A revolução naqueles anos turbulentos devorou um de seus filhos
mais brilhantes e valentes. A História culpa O'Higgins e San Martín
deste feito sangrento. Mas a história desse mês de setembro, mês
de primavera e de bandeiras, cobre com as asas a memória dos três
protagonistas destes combates libertadores no vasto cenário de
imensos pampas e de neves eternas.
O'Higgins,
outro dos libertadores do Chile, foi um homem modesto. Sua vida teria
sido obscura e tranquila se não houvesse encontrado em Londres,
quando não tinha senão dezessete anos de idade, um velho
revolucionário que percorria todas as cortes da Europa buscando
ajuda para a causa da emancipação americana. Chamava-se Dom
Francisco de Miranda e, entre outros amigos, contou com o poderoso
afeto da imperatriz Catarina da Rússia. Com passaporte russo chegou
a Paris, entrando e saindo pelas chancelarias da Europa.
É
uma história romântica, com tal ar de “época” que parece uma
ópera. O'Higgins era filho natural de um vice-rei espanhol, um rico
militar de ascendência irlandesa e que foi governador do Chile.
Miranda tratou de apurar a origem de O'Higgins quando compreendeu a
utilidade que aquele jovem poderia ter na insurreição das colônias
americanas da Espanha. Está narrado o momento exato em que revelou
ao jovem O'Higgins o segredo de sua origem e o impulsionou para a
ação insurgente. O jovem revolucionário caiu de joelhos e,
abraçando Miranda, entre soluços se comprometeu a partir
imediatamente para sua pátria, o Chile, e encabeçar aqui a rebelião
contra o poder espanhol. O'Higgins foi o que alcançou as vitórias
finais contra o sistema colonial, sendo considerado o fundador de
nossa república.
Miranda,
prisioneiro dos espanhóis, morreu no temível presídio de La
Carraca, em Cádiz.

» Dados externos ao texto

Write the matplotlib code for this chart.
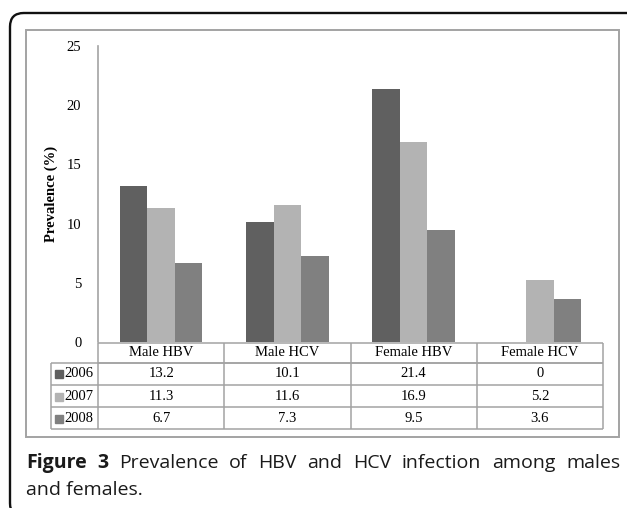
import numpy as np
import matplotlib.pyplot as plt
from matplotlib.patches import FancyBboxPatch, Rectangle

# data
categories = ['Male HBV', 'Male HCV', 'Female HBV', 'Female HCV']
years = ['2006', '2007', '2008']
prev_2006 = [13.2, 10.1, 21.4, 0]
prev_2007 = [11.3, 11.6, 16.9, 5.2]
prev_2008 = [6.7, 7.3, 9.5, 3.6]
series = [prev_2006, prev_2007, prev_2008]
colors = ['#606060', '#b3b3b3', '#808080']
yticks = [0, 5, 10, 15, 20, 25]

W, H = 627, 508
fig = plt.figure(figsize=(W / 100, H / 100), dpi=100)

def fx(px):
    return px / W

def fy(py):
    return 1 - py / H

serif = 'Liberation Serif'
grid_col = '#a3a3a3'

# outer black frame (rounded corners, mostly off-canvas on right/bottom)
frame = FancyBboxPatch((fx(10), fy(517)), fx(643) - fx(10), fy(13) - fy(517),
                       boxstyle='round,pad=0,rounding_size=0.022',
                       transform=fig.transFigure, fill=False,
                       edgecolor='#111111', lw=1.7, mutation_aspect=W / H)
fig.patches.append(frame)

# inner gray chart box
box = Rectangle((fx(26), fy(437)), fx(619) - fx(26), fy(30) - fy(437),
                transform=fig.transFigure, fill=False, edgecolor=grid_col, lw=1.4)
fig.patches.append(box)

# bar axes
ax = fig.add_axes([fx(98), fy(342), fx(603) - fx(98), fy(46) - fy(342)])
x = np.arange(len(categories))
bw = 0.218
for i, vals in enumerate(series):
    ax.bar(x + (i - 1) * bw, vals, width=bw, color=colors[i], edgecolor='none')
ax.set_xlim(-0.5, len(categories) - 0.5)
ax.set_ylim(0, 25)
ax.set_yticks(yticks)
ax.set_yticklabels([str(t) for t in yticks], fontfamily=serif, fontsize=10.5)
ax.tick_params(axis='y', length=0, pad=12)
ax.set_xticks([])
for s in ['top', 'right', 'bottom']:
    ax.spines[s].set_visible(False)
ax.spines['left'].set_color(grid_col)
ax.spines['left'].set_linewidth(1.2)
ax.set_ylabel('Prevalence (%)', fontfamily=serif, fontweight='bold', fontsize=10.5, labelpad=6)
ax.patch.set_alpha(0)

# data table under the chart
lab_w = (98 - 51) / ((603 - 98) / len(categories))
tax = fig.add_axes([fx(51), fy(429), fx(603) - fx(51), fy(343) - fy(429)])
tax.set_xlim(-0.5 - lab_w, len(categories) - 0.5)
tax.set_ylim(429, 343)
tax.axis('off')
rows = [343, 363, 385, 407, 429]
col_edges = np.arange(len(categories) + 1) - 0.5
lk = dict(color=grid_col, lw=1.1, clip_on=False)
tax.hlines(rows[:2], -0.5, len(categories) - 0.5, **lk)
tax.hlines(rows[1:], -0.5 - lab_w, len(categories) - 0.5, **lk)
tax.vlines(col_edges, rows[0], rows[-1], **lk)
tax.vlines([-0.5 - lab_w], rows[1], rows[-1], **lk)

tk = dict(fontfamily=serif, fontsize=10.5, ha='center', va='center')
for j, c in enumerate(categories):
    tax.text(j, (rows[0] + rows[1]) / 2, c, **tk)
for i, vals in enumerate(series):
    yc = (rows[i + 1] + rows[i + 2]) / 2
    for j, v in enumerate(vals):
        tax.text(j, yc, f'{v:g}', **tk)
    tax.plot([-0.5 - lab_w + 0.065], [yc + 0.5], marker='s', ms=5.5,
             color=colors[i], clip_on=False)
    tax.text(-0.5 - lab_w + 0.105, yc, years[i], fontfamily=serif, fontsize=10.5,
             ha='left', va='center')

# caption, justified first line
cap_fs = 14
words1 = [('Figure', 'bold'), ('3', 'bold'), ('Prevalence', 'normal'), ('of', 'normal'),
          ('HBV', 'normal'), ('and', 'normal'), ('HCV', 'normal'), ('infection', 'normal'),
          ('among', 'normal'), ('males', 'normal')]
left, right = 26, 620
renderer = fig.canvas.get_renderer()
objs = []
for w, wt in words1:
    t = fig.text(0, fy(463), w, fontfamily='Open Sans', fontweight=wt, fontsize=cap_fs,
                 ha='left', va='center', color='#1a1a1a')
    objs.append(t)
widths = [t.get_window_extent(renderer).width for t in objs]
gap = max(3, (right - left - sum(widths)) / (len(objs) - 1))
pos = left
for t, wd in zip(objs, widths):
    t.set_x(fx(pos))
    pos += wd + gap
fig.text(fx(left), fy(490), 'and females.', fontfamily='Open Sans', fontsize=cap_fs,
         ha='left', va='center', color='#1a1a1a')

fig.savefig('out.png', dpi=100)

O corpo deste general da Revolução Francesa e
mestre de revolucionários foi envolto em um saco e atirado ao mar do
alto do presídio.
San
Martín, desterrado por seus compatriotas, morreu em Boulogne, na
França, idoso e solitário.
O'Higgins,
libertador do Chile, morreu no Peru, longe de tudo o que amava,
proscrito pela classe latifundiária criolla que se apoderou
prontamente da revolução.
Há
pouco, ao passar por Lima, encontrei no Museu Histórico do Peru
alguns quadros pintados pelo general O'Higgins em seus últimos anos.
Todos esses quadros têm o Chile por tema. Pintava a primavera do
Chile, as folhas e as flores do mês de setembro.
Neste
mês de setembro me pus a recordar os nomes, os feitos, os amores e
os sofrimentos daquela época de insurreições. Um século mais
tarde os povos se agitam de novo e uma corrente tumultuosa de vento e
de fúria move as bandeiras. Tudo mudou desde aqueles anos distantes,
mas a História continua seu caminho e uma nova primavera povoa os
intermináveis espaços de nossa América.